Viktor und sein Hund sind bereits wieder fort, bevor das erste Tageslicht durch die Gardinen dringt. Auf dem wohl für Kinder aufgestellten Zusatzbett sieht man noch die Aushöhlung des Kissens, die sein Kopf hinterlassen hat.
Diffus erkennt man auf dem Nachttisch eine gebundene, abgegriffene Lektüre von Emmanuel Bove. Sie trägt den Titel: Bécon le Bruyères. Durch die Türritzen dringt bereits der Geruch frischen Cafés.
Comment venir ?
Mit dem Auto: 2 Stunden von Toulouse und Marseille und 3 Stunden von Barcelona, Lyon, Grenoble und Nizza über die A9 und 3,5 Stunden von Clermont-Ferrand über die A75 und das Millau-Viadukt entfernt. Es gibt zahlreiche Parkplätze in der Stadt, die jedoch nicht kostenlos sind…

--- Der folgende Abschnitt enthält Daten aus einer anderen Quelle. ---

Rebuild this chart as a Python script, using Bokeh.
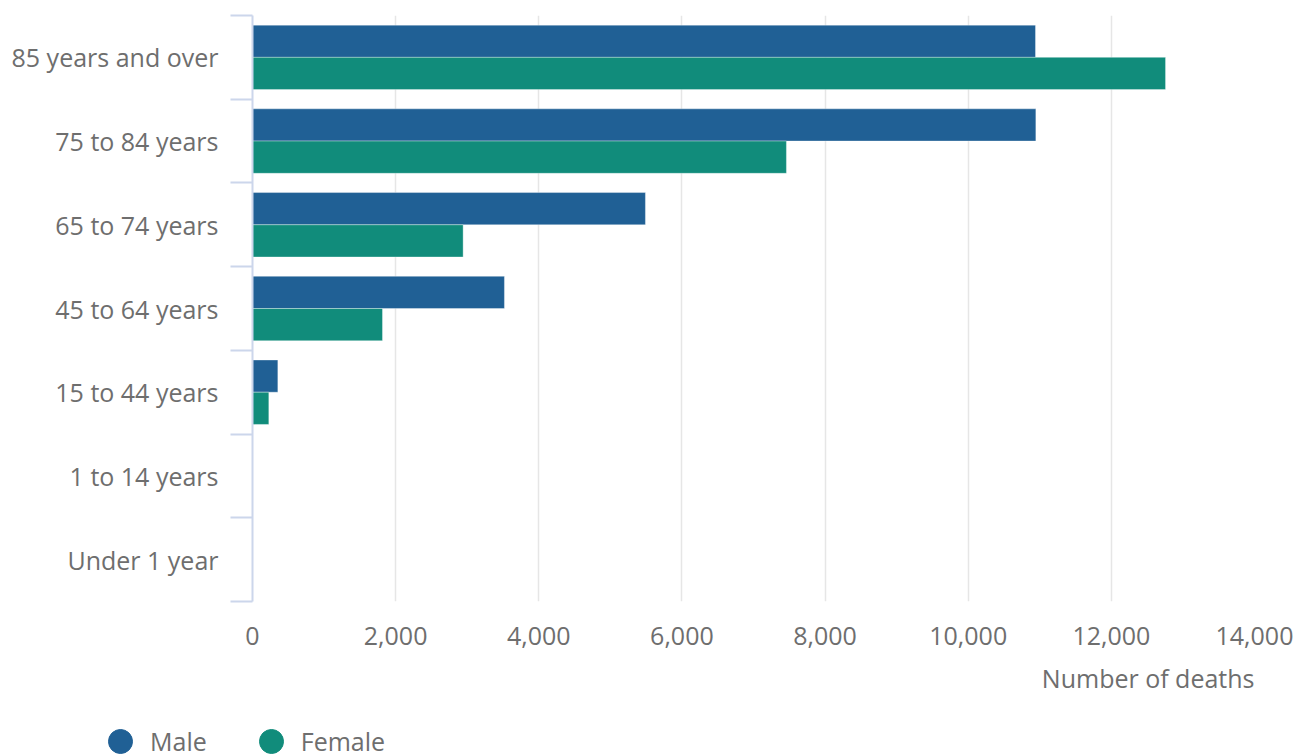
from bokeh.plotting import figure
from bokeh.layouts import column
from bokeh.models import (ColumnDataSource, FixedTicker, NumeralTickFormatter, Legend, LegendItem,
                          Range1d, Title)
from bokeh.transform import dodge
from bokeh.embed import file_html
from bokeh.resources import INLINE

# Data (bottom to top)
categories = ["Under 1 year", "1 to 14 years", "15 to 44 years", "45 to 64 years",
              "65 to 74 years", "75 to 84 years", "85 years and over"]
male = [0, 0, 354, 3520, 5490, 10945, 10940]
female = [0, 0, 228, 1816, 2943, 7460, 12757]
x_ticks = [0, 2000, 4000, 6000, 8000, 10000, 12000, 14000]
series_names = ["Male", "Female"]

MALE_C = "#206095"
FEMALE_C = "#118c7b"
TEXT_C = "#6e6e6e"
FONT = "Open Sans"

centers = [i + 0.5 for i in range(len(categories))]
src = ColumnDataSource(dict(y=centers, male=male, female=female, cat=categories))

p = figure(width=1296, height=718, output_backend="svg", toolbar_location=None,
           x_range=Range1d(0, 14000), y_range=Range1d(0, len(categories)),
           min_border_left=252, min_border_right=42, min_border_top=15, min_border_bottom=117)
p.outline_line_color = None
p.background_fill_color = "white"

bh = 0.385
p.hbar(y=dodge("y", bh / 2, range=p.y_range), left=0, right="male", height=bh, source=src,
       fill_color=MALE_C, line_color="white", line_alpha=0.35, line_width=1)
p.hbar(y=dodge("y", -bh / 2, range=p.y_range), left=0, right="female", height=bh, source=src,
       fill_color=FEMALE_C, line_color="white", line_alpha=0.35, line_width=1)

# x axis
xa = p.xaxis[0]
xa.ticker = FixedTicker(ticks=x_ticks)
xa.formatter = NumeralTickFormatter(format="0,0")
xa.axis_line_color = None
xa.major_tick_line_color = None
xa.minor_tick_line_color = None
xa.major_tick_out = 0
xa.major_tick_in = 0
xa.minor_tick_out = 0
xa.minor_tick_in = 0
xa.major_label_standoff = 25
xa.major_label_text_font = FONT
xa.major_label_text_font_size = "25px"
xa.major_label_text_color = TEXT_C

# axis title, right aligned under the axis
xt = Title(text="Number of deaths", align="right", standoff=23,
           text_font=FONT, text_font_size="25px", text_font_style="normal", text_color=TEXT_C)
p.add_layout(xt, "below")

# y axis: labels at centres, ticks at boundaries
ya = p.yaxis[0]
ya.ticker = FixedTicker(ticks=centers, minor_ticks=list(range(len(categories) + 1)))
ya.major_label_overrides = {c: lab for c, lab in zip(centers, categories)}
ya.major_tick_line_color = None
ya.major_tick_out = 0
ya.major_tick_in = 0
ya.minor_tick_out = 22
ya.minor_tick_in = 0
ya.minor_tick_line_color = "#ccd6eb"
ya.minor_tick_line_width = 2
ya.axis_line_color = "#ccd6eb"
ya.axis_line_width = 2
ya.major_label_standoff = 12
ya.major_label_text_font = FONT
ya.major_label_text_font_size = "25px"
ya.major_label_text_color = TEXT_C

p.ygrid.grid_line_color = None
p.xgrid.grid_line_color = "#e6e6e6"
p.xgrid.grid_line_width = 1.5
p.xgrid.ticker = FixedTicker(ticks=x_ticks[1:])

# legend strip below the chart
lg = figure(width=1296, height=38, output_backend="svg", toolbar_location=None,
            x_range=Range1d(0, 1), y_range=Range1d(0, 1), x_axis_type=None, y_axis_type=None,
            min_border_left=0, min_border_right=0, min_border_top=0, min_border_bottom=0)
lg.frame_align = False
lg.outline_line_color = None
lg.xgrid.visible = False
lg.ygrid.visible = False
nan = float("nan")
lm = lg.scatter(x=[nan], y=[nan], marker="circle", size=10, fill_color=MALE_C, line_color=MALE_C)
lf = lg.scatter(x=[nan], y=[nan], marker="circle", size=10, fill_color=FEMALE_C, line_color=FEMALE_C)
legend = Legend(items=[LegendItem(label=series_names[0], renderers=[lm]),
                       LegendItem(label=series_names[1], renderers=[lf])],
                orientation="horizontal", location=(90, -18),
                glyph_width=60, glyph_height=66, label_standoff=0, spacing=34,
                padding=0, margin=0, border_line_color=None, background_fill_alpha=0,
                label_text_font=FONT, label_text_font_size="25px", label_text_color=TEXT_C)
lg.add_layout(legend, "center")

open("out.html", "w").write(file_html(column(p, lg, spacing=0), INLINE))
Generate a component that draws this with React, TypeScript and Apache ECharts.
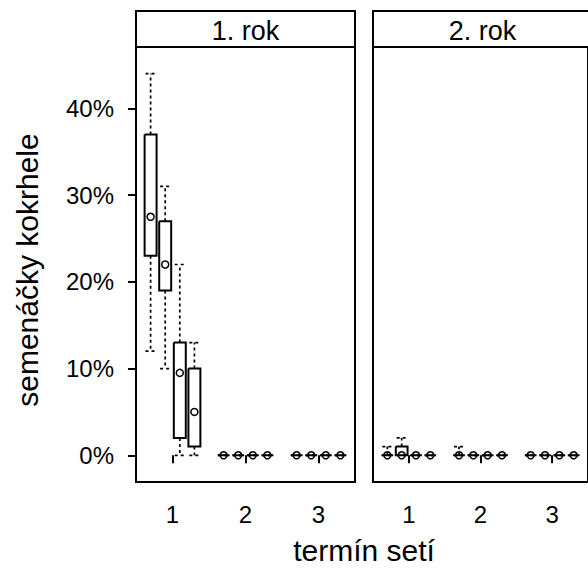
import React, { useEffect, useRef } from "react";
import * as echarts from "echarts";

// ---- data (values in %) ----
const categories = ["1", "2", "3"];
const panels = ["1. rok", "2. rok"];
const yTicks = [0, 10, 20, 30, 40];
const groupsPerCategory = 4;

// 3 categories x 4 groups, flattened (category-major)
const rok1Min = [12, 10, 0, 0, 0, 0, 0, 0, 0, 0, 0, 0];
const rok1Q1 = [23, 19, 2, 1, 0, 0, 0, 0, 0, 0, 0, 0];
const rok1Median = [27.5, 22, 9.5, 5, 0, 0, 0, 0, 0, 0, 0, 0];
const rok1Q3 = [37, 27, 13, 10, 0, 0, 0, 0, 0, 0, 0, 0];
const rok1Max = [44, 31, 22, 13, 0, 0, 0, 0, 0, 0, 0, 0];

const rok2Min = [0, 0, 0, 0, 0, 0, 0, 0, 0, 0, 0, 0];
const rok2Q1 = [0, 0, 0, 0, 0, 0, 0, 0, 0, 0, 0, 0];
const rok2Median = [0, 0, 0, 0, 0, 0, 0, 0, 0, 0, 0, 0];
const rok2Q3 = [0, 1, 0, 0, 0, 0, 0, 0, 0, 0, 0, 0];
const rok2Max = [1, 2, 0, 0, 1, 0, 0, 0, 0, 0, 0, 0];

const FONT = "'Liberation Sans', Arial, sans-serif";

function buildData(mn: number[], q1: number[], med: number[], q3: number[], mx: number[]) {
  return mn.map((_, i) => [
    Math.floor(i / groupsPerCategory),
    i % groupsPerCategory,
    mn[i],
    q1[i],
    med[i],
    q3[i],
    mx[i],
  ]);
}

function renderItem(params: any, api: any) {
  const cat = api.value(0);
  const slot = api.value(1);
  const band = api.size([1, 0])[0];
  const cx = api.coord([cat, 0])[0] + (slot - 1.5) * band * 0.2;
  const hw = band * 0.082;
  const y = (k: number) => api.coord([cat, api.value(k)])[1];
  const yMin = y(2), yQ1 = y(3), yMed = y(4), yQ3 = y(5), yMax = y(6);
  const dash = { stroke: "#000", lineWidth: 1.7, lineDash: [3, 3], fill: "none" };
  const capHw = hw * 0.85;
  const children: any[] = [];
  if (Math.abs(yMax - yQ3) > 0.5) {
    children.push({ type: "line", shape: { x1: cx, y1: yQ3, x2: cx, y2: yMax }, style: dash });
  }
  if (Math.abs(yMin - yQ1) > 0.5) {
    children.push({ type: "line", shape: { x1: cx, y1: yQ1, x2: cx, y2: yMin }, style: dash });
  }
  children.push({ type: "line", shape: { x1: cx - capHw, y1: yMax, x2: cx + capHw, y2: yMax }, style: dash });
  children.push({ type: "line", shape: { x1: cx - capHw, y1: yMin, x2: cx + capHw, y2: yMin }, style: dash });
  children.push({
    type: "polyline",
    shape: {
      points: [
        [cx - hw, yQ3],
        [cx + hw, yQ3],
        [cx + hw, yQ1],
        [cx - hw, yQ1],
        [cx - hw, yQ3],
      ],
    },
    style: { stroke: "#000", lineWidth: 2, fill: "none" },
  });
  children.push({
    type: "circle",
    shape: { cx, cy: yMed, r: 3.5 },
    style: { stroke: "#000", lineWidth: 1.5, fill: "none" },
  });
  return { type: "group", children };
}

export default function App() {
  const ref = useRef<HTMLDivElement>(null);
  useEffect(() => {
    if (!ref.current) return;
    const chart = echarts.init(ref.current, undefined, { renderer: "svg" });
    const gridLefts = [136, 373];
    const gridW = 219;
    const grids = gridLefts.map((l) => ({
      left: l,
      top: 47,
      width: gridW,
      height: 435,
      show: true,
      borderColor: "#000",
      borderWidth: 2,
      backgroundColor: "transparent",
    }));
    const xAxes = gridLefts.map((_, i) => ({
      gridIndex: i,
      type: "category",
      data: categories,
      boundaryGap: true,
      axisLine: { show: false },
      axisTick: { show: true, alignWithLabel: true, length: 8, lineStyle: { color: "#000", width: 2 } },
      axisLabel: { fontSize: 24, color: "#000", margin: 20, fontFamily: FONT },
      splitLine: { show: false },
    }));
    const yAxes = gridLefts.map((_, i) => ({
      gridIndex: i,
      type: "value",
      min: -3.08,
      max: 47.08,
      axisLine: { show: false },
      axisTick: {
        show: i === 0,
        length: 8,
        customValues: yTicks,
        lineStyle: { color: "#000", width: 2 },
      },
      axisLabel: {
        show: i === 0,
        customValues: yTicks,
        formatter: (v: number) => `${v}%`,
        fontSize: 24,
        color: "#000",
        margin: 22,
        fontFamily: FONT,
      },
      splitLine: { show: false },
    }));
    const datasets = [
      buildData(rok1Min, rok1Q1, rok1Median, rok1Q3, rok1Max),
      buildData(rok2Min, rok2Q1, rok2Median, rok2Q3, rok2Max),
    ];
    const series = datasets.map((d, i) => ({
      type: "custom",
      name: panels[i],
      xAxisIndex: i,
      yAxisIndex: i,
      renderItem,
      encode: { x: 0, y: [2, 3, 4, 5, 6] },
      data: d,
      clip: false,
    }));
    const graphic: any[] = [];
    gridLefts.forEach((l, i) => {
      graphic.push({
        type: "rect",
        shape: { x: l, y: 11, width: gridW, height: 36 },
        style: { fill: "#fff", stroke: "#000", lineWidth: 2 },
      });
      graphic.push({
        type: "text",
        x: l + gridW / 2,
        y: 30.6,
        style: {
          text: panels[i],
          fontSize: 27,
          fontFamily: FONT,
          fill: "#000",
          align: "center",
          verticalAlign: "middle",
        },
      });
    });
    graphic.push({
      type: "text",
      x: 27,
      y: 270,
      rotation: Math.PI / 2,
      style: {
        text: "semenáčky kokrhele",
        fontSize: 30,
        fontFamily: FONT,
        fill: "#000",
        align: "center",
        verticalAlign: "middle",
      },
    });
    graphic.push({
      type: "text",
      x: 364,
      y: 550,
      style: {
        text: "termín setí",
        fontSize: 30,
        fontFamily: FONT,
        fill: "#000",
        align: "center",
        verticalAlign: "middle",
      },
    });
    chart.setOption({
      animation: false,
      backgroundColor: "#fff",
      grid: grids,
      xAxis: xAxes,
      yAxis: yAxes,
      series,
      graphic,
    });
    return () => chart.dispose();
  }, []);
  return (
    <div
      ref={ref}
      style={{ position: "absolute", left: 0, top: 0, width: 588, height: 579 }}
    />
  );
}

Mit dem Zug: 3 Stunden und 40 Minuten von Paris (direkter TGV), 2 Stunden von Toulouse und Marseille, 2 Stunden und 40 Minuten von Grenoble und 4 Stunden von Genf entfernt. Der Zug ist eine sehr gute Möglichkeit, um nach Montpellier zu kommen. Achtung, es gibt zwei Bahnhöfe in Montpellier: Entscheiden Sie sich für den Gare Saint-Roch im Herzen der Stadt!
Mit dem Flugzeug: Der Flughafen Montpellier-Méditerranée ist nur 20 Minuten vom Stadtzentrum entfernt. Der Flughafen-Shuttle bringt Sie ins Herz des Viertels Antigone, von wo aus Sie mit der Straßenbahn Ihr Endziel erreichen können!